> GIVEN EXERCISE: Write each line of the material exactly as given, from the top through the line that contains "from bokeh.core.properties import value", and omit all pictures.

> GIVEN INFORMATION:
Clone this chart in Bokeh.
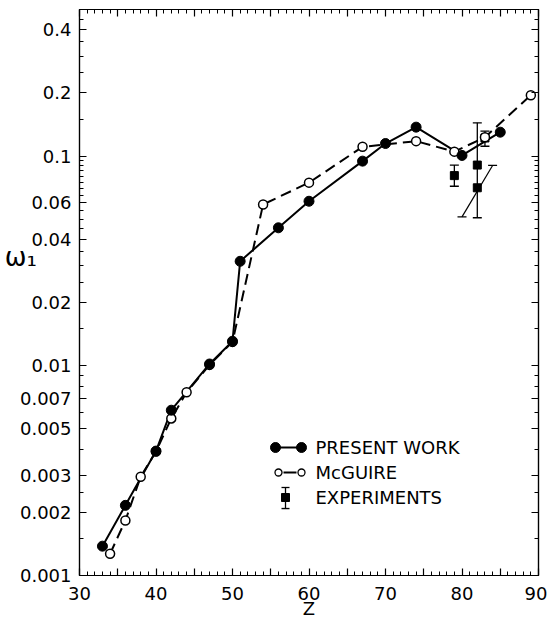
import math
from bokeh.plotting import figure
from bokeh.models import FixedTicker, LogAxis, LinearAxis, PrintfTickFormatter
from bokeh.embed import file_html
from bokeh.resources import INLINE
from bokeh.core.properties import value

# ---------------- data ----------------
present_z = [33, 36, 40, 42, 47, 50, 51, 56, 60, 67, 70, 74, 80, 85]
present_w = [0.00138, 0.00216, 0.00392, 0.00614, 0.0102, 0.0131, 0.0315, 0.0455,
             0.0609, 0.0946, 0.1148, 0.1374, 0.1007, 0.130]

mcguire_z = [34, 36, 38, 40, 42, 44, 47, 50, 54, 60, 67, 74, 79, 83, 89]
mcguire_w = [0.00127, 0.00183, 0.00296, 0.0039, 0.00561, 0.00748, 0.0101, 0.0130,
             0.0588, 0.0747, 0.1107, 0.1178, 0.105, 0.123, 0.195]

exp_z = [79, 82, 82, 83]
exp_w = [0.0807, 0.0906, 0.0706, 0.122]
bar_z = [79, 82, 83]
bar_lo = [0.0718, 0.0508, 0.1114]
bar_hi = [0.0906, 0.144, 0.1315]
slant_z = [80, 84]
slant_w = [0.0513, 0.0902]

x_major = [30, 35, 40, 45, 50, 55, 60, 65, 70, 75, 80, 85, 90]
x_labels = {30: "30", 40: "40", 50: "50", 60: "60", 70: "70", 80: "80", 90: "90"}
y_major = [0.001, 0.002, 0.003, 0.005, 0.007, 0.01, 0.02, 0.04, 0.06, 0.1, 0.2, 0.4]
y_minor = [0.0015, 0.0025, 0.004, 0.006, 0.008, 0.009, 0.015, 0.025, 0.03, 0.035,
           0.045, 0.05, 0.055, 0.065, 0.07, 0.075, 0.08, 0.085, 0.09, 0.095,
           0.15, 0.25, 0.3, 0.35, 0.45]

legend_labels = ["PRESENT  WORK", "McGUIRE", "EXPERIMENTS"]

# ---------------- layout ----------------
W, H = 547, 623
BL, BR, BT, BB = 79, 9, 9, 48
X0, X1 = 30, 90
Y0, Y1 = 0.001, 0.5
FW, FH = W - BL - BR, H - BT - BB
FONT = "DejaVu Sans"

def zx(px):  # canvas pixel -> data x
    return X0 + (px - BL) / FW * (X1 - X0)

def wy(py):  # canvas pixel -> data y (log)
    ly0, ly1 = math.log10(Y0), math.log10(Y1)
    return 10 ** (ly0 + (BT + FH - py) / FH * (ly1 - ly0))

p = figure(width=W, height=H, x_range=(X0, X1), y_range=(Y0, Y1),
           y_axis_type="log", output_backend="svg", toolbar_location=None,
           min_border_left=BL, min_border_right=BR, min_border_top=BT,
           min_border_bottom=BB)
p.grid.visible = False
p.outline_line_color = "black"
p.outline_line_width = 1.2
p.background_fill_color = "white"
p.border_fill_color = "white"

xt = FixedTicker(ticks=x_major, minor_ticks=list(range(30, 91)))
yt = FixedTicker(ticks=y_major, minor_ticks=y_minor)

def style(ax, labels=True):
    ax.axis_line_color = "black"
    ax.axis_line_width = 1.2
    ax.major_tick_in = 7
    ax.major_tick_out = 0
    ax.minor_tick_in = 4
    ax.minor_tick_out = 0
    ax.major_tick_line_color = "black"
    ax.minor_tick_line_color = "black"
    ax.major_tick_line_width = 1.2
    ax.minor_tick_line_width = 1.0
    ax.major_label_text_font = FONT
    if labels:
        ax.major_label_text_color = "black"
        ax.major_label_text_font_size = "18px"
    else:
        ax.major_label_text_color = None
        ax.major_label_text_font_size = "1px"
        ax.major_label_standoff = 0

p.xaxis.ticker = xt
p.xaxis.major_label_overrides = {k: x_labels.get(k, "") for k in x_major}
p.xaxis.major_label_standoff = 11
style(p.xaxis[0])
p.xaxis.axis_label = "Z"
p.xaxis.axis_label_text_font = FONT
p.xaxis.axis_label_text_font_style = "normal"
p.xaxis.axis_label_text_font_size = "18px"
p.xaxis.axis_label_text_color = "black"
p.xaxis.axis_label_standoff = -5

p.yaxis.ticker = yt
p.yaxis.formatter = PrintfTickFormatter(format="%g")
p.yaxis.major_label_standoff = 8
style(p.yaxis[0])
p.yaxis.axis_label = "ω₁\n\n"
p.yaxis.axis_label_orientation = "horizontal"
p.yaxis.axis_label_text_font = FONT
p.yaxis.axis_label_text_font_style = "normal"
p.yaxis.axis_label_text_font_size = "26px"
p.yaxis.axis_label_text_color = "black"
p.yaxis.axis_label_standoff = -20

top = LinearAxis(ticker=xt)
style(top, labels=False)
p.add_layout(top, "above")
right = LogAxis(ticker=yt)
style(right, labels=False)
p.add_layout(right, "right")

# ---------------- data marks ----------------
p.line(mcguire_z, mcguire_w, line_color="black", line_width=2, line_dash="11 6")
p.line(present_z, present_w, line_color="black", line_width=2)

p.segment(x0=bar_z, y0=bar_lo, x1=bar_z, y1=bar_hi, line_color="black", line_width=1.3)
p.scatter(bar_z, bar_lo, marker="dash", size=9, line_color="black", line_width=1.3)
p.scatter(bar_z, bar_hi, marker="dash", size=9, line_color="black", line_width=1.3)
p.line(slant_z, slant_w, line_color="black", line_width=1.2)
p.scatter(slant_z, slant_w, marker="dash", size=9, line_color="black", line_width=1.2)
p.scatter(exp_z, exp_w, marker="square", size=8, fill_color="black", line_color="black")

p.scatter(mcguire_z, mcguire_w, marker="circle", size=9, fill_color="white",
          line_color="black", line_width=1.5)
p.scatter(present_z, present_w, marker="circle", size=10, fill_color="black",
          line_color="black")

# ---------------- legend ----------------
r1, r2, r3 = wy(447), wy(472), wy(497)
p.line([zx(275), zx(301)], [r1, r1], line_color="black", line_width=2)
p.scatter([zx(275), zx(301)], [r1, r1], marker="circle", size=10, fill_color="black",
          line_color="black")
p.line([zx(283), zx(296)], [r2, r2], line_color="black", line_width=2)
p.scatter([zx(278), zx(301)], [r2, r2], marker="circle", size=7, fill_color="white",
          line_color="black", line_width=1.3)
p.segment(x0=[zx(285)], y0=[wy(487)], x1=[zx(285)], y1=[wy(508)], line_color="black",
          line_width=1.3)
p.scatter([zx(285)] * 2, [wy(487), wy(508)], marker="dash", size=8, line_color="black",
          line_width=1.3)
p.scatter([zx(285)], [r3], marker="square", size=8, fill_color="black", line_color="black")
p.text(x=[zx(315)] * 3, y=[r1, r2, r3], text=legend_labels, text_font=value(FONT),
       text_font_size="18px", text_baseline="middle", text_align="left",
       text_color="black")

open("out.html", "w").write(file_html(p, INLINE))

> OUTPUT OF THE TASK:
Clone this chart in Bokeh.
import math
from bokeh.plotting import figure
from bokeh.models import FixedTicker, LogAxis, LinearAxis, PrintfTickFormatter
from bokeh.embed import file_html
from bokeh.resources import INLINE
from bokeh.core.properties import value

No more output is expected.